Because the district court never considered those who procured the drugs, those who arranged receipt in Philadelphia, or other co-conspirators—i.e., the broader universe of reasonably discernible actors—the appellate court vacated and remanded for resentencing consistent with these principles.
Analysis
1. Precedents Cited
- United States v. Mendoza-Maisonet (962 F.3d 1): Establishes the abuse-of-discretion framework (de novo review of guideline interpretation, clear error of facts, abuse of discretion as to sentence).
- United States v. Arias-Mercedes (901 F.3d 1): Original source of the four-part mitigating role analysis and definition of “participants,” including those not convicted.
- United States v. Walker (89 F.4th 173): Clarifies point reductions (2–4 levels) based on where the defendant falls between “minimal” and the “average” conspirator.
- United States v. Guía-Sendeme (134 F.4th 611): Refines step one—requiring courts to identify all who helped plan, prepare, load/unload, recruit participants, and avoid detection for a particular drug shipment.
These precedents collectively shaped the Circuit’s insistence that the “universe of participants” extend beyond those actually arrested or those who physically moved contraband.
2. Legal Reasoning
The court’s reasoning unfolds around four sequential inquiries under U.S.S.G. § 3B1.2:
- Defining “Relevant Conduct”: A legal determination—courts must ask what conduct the defendant is “accountable” for under § 1B1.3.
- Identifying the Universe of Participants: An “invariably fact‐specific inquiry” into all persons who contributed to the charged scheme, even if not charged themselves.
- Locating the Average Participant: Placing each participant on a culpability continuum to find the midpoint.
- Comparative Analysis: Judging the defendant’s role against that average—employing factors in § 3B1.2 cmt. n.3(C) (decision‐making authority, planning, nature and extent of participation, etc.).
Here, the district court looked only at Flores’s own actions—accepting the bag, traveling to Philadelphia—without assessing others (e.g., suppliers, organizers, receivers). That truncated view conflicted with the “universe principle” from Guía-Sendeme and mandated a remand.
3. Impact
This ruling carries significant consequences for sentencing practice in drug and conspiracy cases:
- District courts must cast a wide net in identifying “participants,” thus promoting consistency and fairness in allocating guideline reductions.
- Lower‐level couriers and facilitators will have the opportunity to demonstrate comparatively minor culpability, potentially reducing their sentencing ranges.
- Sentencing memoranda and presentence reports must more thoroughly document the roles of unindicted or unarrested actors.
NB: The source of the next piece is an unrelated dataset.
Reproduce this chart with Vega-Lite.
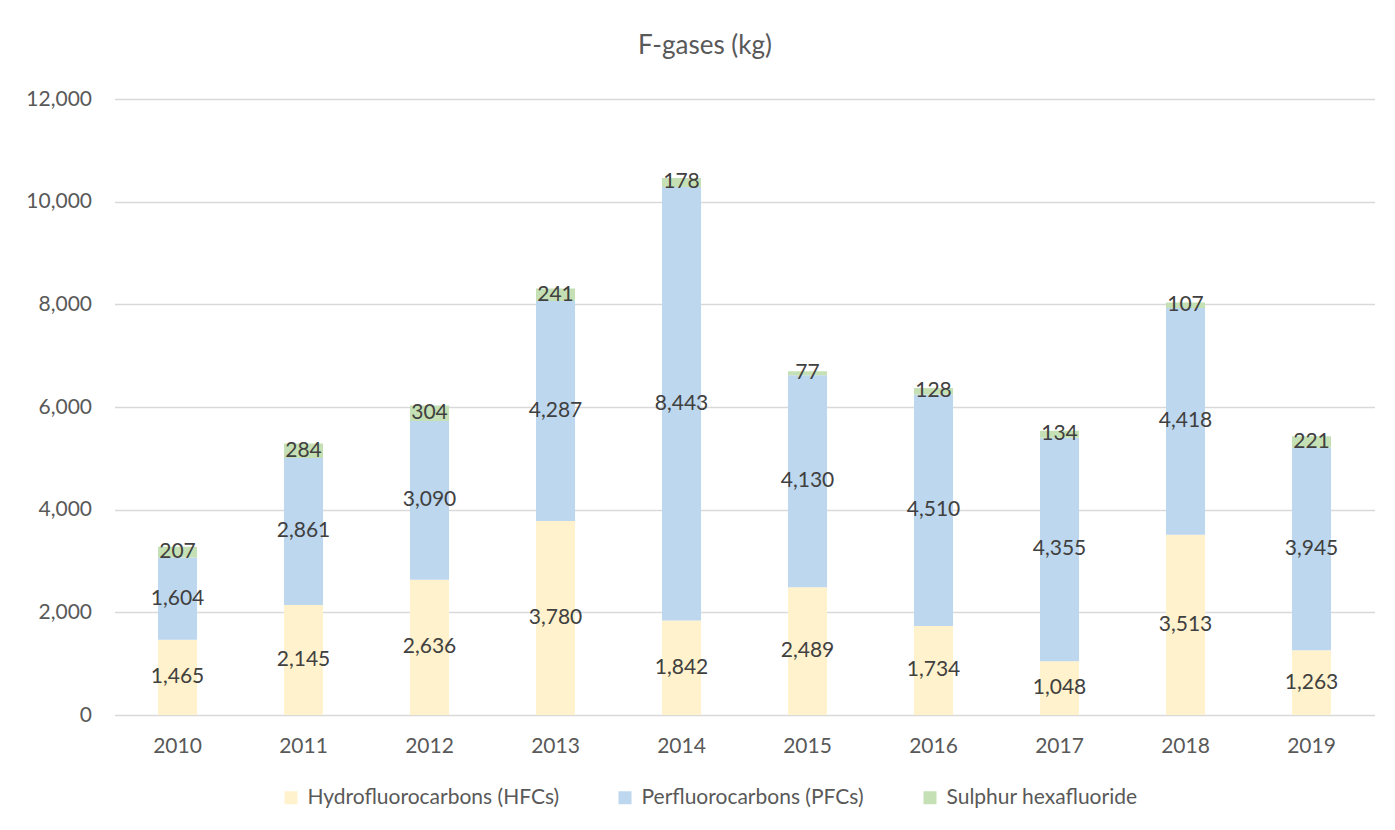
{
  "$schema": "https://vega.github.io/schema/vega-lite/v6.json",
  "width": 1260,
  "height": 616,
  "autosize": {"type": "none"},
  "padding": {"left": 114.5, "top": 99, "right": 20.5, "bottom": 115},
  "background": "white",
  "title": {
    "text": "F-gases (kg)",
    "font": "Lato",
    "fontSize": 26,
    "fontWeight": "normal",
    "color": "#595959",
    "anchor": "middle",
    "baseline": "alphabetic",
    "offset": 8,
    "dx": -39.5
  },
  "config": {
    "view": {"stroke": null},
    "font": "Lato"
  },
  "data": {
    "values": [
      {"year": "2010", "gas": "Hydrofluorocarbons (HFCs)", "value": 1465},
      {"year": "2010", "gas": "Perfluorocarbons (PFCs)", "value": 1604},
      {"year": "2010", "gas": "Sulphur hexafluoride", "value": 207},
      {"year": "2011", "gas": "Hydrofluorocarbons (HFCs)", "value": 2145},
      {"year": "2011", "gas": "Perfluorocarbons (PFCs)", "value": 2861},
      {"year": "2011", "gas": "Sulphur hexafluoride", "value": 284},
      {"year": "2012", "gas": "Hydrofluorocarbons (HFCs)", "value": 2636},
      {"year": "2012", "gas": "Perfluorocarbons (PFCs)", "value": 3090},
      {"year": "2012", "gas": "Sulphur hexafluoride", "value": 304},
      {"year": "2013", "gas": "Hydrofluorocarbons (HFCs)", "value": 3780},
      {"year": "2013", "gas": "Perfluorocarbons (PFCs)", "value": 4287},
      {"year": "2013", "gas": "Sulphur hexafluoride", "value": 241},
      {"year": "2014", "gas": "Hydrofluorocarbons (HFCs)", "value": 1842},
      {"year": "2014", "gas": "Perfluorocarbons (PFCs)", "value": 8443},
      {"year": "2014", "gas": "Sulphur hexafluoride", "value": 178},
      {"year": "2015", "gas": "Hydrofluorocarbons (HFCs)", "value": 2489},
      {"year": "2015", "gas": "Perfluorocarbons (PFCs)", "value": 4130},
      {"year": "2015", "gas": "Sulphur hexafluoride", "value": 77},
      {"year": "2016", "gas": "Hydrofluorocarbons (HFCs)", "value": 1734},
      {"year": "2016", "gas": "Perfluorocarbons (PFCs)", "value": 4510},
      {"year": "2016", "gas": "Sulphur hexafluoride", "value": 128},
      {"year": "2017", "gas": "Hydrofluorocarbons (HFCs)", "value": 1048},
      {"year": "2017", "gas": "Perfluorocarbons (PFCs)", "value": 4355},
      {"year": "2017", "gas": "Sulphur hexafluoride", "value": 134},
      {"year": "2018", "gas": "Hydrofluorocarbons (HFCs)", "value": 3513},
      {"year": "2018", "gas": "Perfluorocarbons (PFCs)", "value": 4418},
      {"year": "2018", "gas": "Sulphur hexafluoride", "value": 107},
      {"year": "2019", "gas": "Hydrofluorocarbons (HFCs)", "value": 1263},
      {"year": "2019", "gas": "Perfluorocarbons (PFCs)", "value": 3945},
      {"year": "2019", "gas": "Sulphur hexafluoride", "value": 221}
    ]
  },
  "transform": [
    {"stack": "value", "groupby": ["year"], "sort": [{"field": "gas", "order": "ascending"}], "as": ["v0", "v1"]},
    {"calculate": "(datum.v0 + datum.v1) / 2", "as": "vmid"}
  ],
  "encoding": {
    "x": {
      "field": "year",
      "type": "ordinal",
      "title": null,
      "scale": {"paddingInner": 0.69, "paddingOuter": 0.345},
      "axis": {
        "domain": false,
        "ticks": false,
        "labelAngle": 0,
        "labelPadding": 20,
        "labelFont": "Lato",
        "labelFontSize": 21,
        "labelColor": "#595959"
      }
    }
  },
  "layer": [
    {
      "mark": {"type": "bar"},
      "encoding": {
        "y": {
          "field": "v0",
          "type": "quantitative",
          "title": null,
          "scale": {"domain": [0, 12000], "nice": false},
          "axis": {
            "values": [0, 2000, 4000, 6000, 8000, 10000, 12000],
            "format": ",d",
            "domain": false,
            "ticks": false,
            "labelPadding": 23,
            "labelFont": "Lato",
            "labelFontSize": 21,
            "labelColor": "#595959",
            "gridColor": "#D9D9D9",
            "gridWidth": 1.3
          }
        },
        "y2": {"field": "v1"},
        "color": {
          "field": "gas",
          "type": "nominal",
          "scale": {
            "domain": ["Hydrofluorocarbons (HFCs)", "Perfluorocarbons (PFCs)", "Sulphur hexafluoride"],
            "range": ["#FFF2CC", "#BDD7EE", "#C5E0B4"]
          },
          "legend": {
            "title": null,
            "orient": "none",
            "direction": "horizontal",
            "legendX": 166,
            "legendY": 688,
            "symbolType": "square",
            "symbolSize": 169,
            "symbolStrokeWidth": 0,
            "labelOffset": 6,
            "columnPadding": 55,
            "labelFont": "Lato",
            "labelFontSize": 21,
            "labelColor": "#595959",
            "labelLimit": 400
          }
        }
      }
    },
    {
      "mark": {"type": "text", "font": "Lato", "fontSize": 21, "color": "#404040", "baseline": "middle", "align": "center"},
      "encoding": {
        "y": {"field": "vmid", "type": "quantitative"},
        "text": {"field": "value", "type": "quantitative", "format": ",d"}
      }
    }
  ]
}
Complex Concepts Simplified
- Mitigating Role Adjustment (§3B1.2): A decrease in offense level—2 to 4 levels—when a defendant’s role is minor or minimal compared to the average participant.
- Relevant Conduct (§1B1.3): All acts and omissions that were part of—or in furtherance of—the offense of conviction and any reasonably foreseeable acts of co‐conspirators.
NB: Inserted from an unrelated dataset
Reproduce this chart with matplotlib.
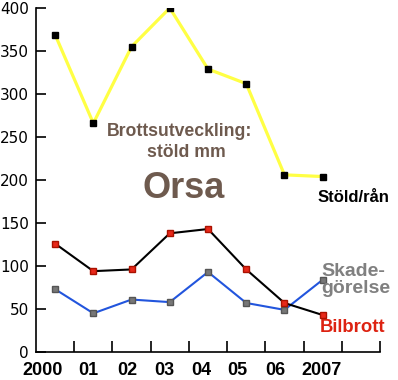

- Burdens of Proof: The defendant must prove entitlement to a reduction by a preponderance of the evidence (more likely than not).
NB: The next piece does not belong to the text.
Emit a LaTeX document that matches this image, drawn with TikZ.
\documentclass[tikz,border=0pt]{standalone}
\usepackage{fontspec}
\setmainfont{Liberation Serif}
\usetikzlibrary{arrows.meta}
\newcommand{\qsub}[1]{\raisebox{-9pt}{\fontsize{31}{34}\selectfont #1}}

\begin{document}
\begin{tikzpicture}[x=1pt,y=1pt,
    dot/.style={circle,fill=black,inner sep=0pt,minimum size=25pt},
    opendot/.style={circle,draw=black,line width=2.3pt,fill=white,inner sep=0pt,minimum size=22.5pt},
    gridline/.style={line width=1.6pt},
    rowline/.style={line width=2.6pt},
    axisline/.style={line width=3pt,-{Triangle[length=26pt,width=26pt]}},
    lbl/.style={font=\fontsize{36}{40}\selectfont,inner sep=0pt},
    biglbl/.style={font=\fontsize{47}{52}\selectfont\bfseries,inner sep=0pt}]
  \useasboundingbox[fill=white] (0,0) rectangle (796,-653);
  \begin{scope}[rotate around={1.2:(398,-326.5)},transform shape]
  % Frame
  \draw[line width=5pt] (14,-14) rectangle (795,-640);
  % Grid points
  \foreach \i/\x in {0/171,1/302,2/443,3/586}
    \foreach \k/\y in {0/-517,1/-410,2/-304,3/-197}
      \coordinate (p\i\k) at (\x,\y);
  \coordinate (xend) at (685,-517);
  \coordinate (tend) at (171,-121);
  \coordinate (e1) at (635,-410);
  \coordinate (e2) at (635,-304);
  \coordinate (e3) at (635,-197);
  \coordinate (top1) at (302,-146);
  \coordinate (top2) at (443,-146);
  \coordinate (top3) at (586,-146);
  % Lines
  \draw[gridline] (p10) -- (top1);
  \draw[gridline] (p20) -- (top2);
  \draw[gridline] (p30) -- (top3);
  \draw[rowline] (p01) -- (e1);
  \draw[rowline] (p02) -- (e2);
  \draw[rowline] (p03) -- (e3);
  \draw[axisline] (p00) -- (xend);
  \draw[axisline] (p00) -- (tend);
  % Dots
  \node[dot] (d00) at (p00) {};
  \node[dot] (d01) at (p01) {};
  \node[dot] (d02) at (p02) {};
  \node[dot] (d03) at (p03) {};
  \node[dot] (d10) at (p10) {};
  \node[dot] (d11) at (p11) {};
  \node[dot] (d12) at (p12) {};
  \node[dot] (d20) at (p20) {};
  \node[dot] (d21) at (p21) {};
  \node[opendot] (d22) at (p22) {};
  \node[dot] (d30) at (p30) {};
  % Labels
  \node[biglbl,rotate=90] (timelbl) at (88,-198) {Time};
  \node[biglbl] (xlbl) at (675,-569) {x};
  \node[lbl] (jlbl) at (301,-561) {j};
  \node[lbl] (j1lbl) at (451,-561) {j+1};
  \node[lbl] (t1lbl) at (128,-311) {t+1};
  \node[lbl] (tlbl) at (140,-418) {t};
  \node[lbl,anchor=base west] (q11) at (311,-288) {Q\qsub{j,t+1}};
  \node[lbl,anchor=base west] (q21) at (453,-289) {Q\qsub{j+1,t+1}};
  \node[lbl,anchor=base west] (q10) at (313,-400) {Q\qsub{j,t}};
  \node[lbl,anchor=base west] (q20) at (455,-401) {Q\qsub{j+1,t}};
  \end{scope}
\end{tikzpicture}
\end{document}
- Culpability Continuum: A spectrum—from masterminds or organizers at one end, to minimal couriers or “mules” at the other.
Conclusion
United States v. Flores‐Álvarez establishes the “Universe Principle” in applying U.S.S.G. § 3B1.2: district courts must identify and weigh all discernible participants in the relevant criminal activity when assessing a mitigating role adjustment. By vacating and remanding the sentence, the First Circuit has underscored the importance of a thorough, systematic four-step analysis—one that ensures low-level actors are judged against the true average of conspirators. This precedent advances uniformity, transparency, and proportionality in federal sentencing.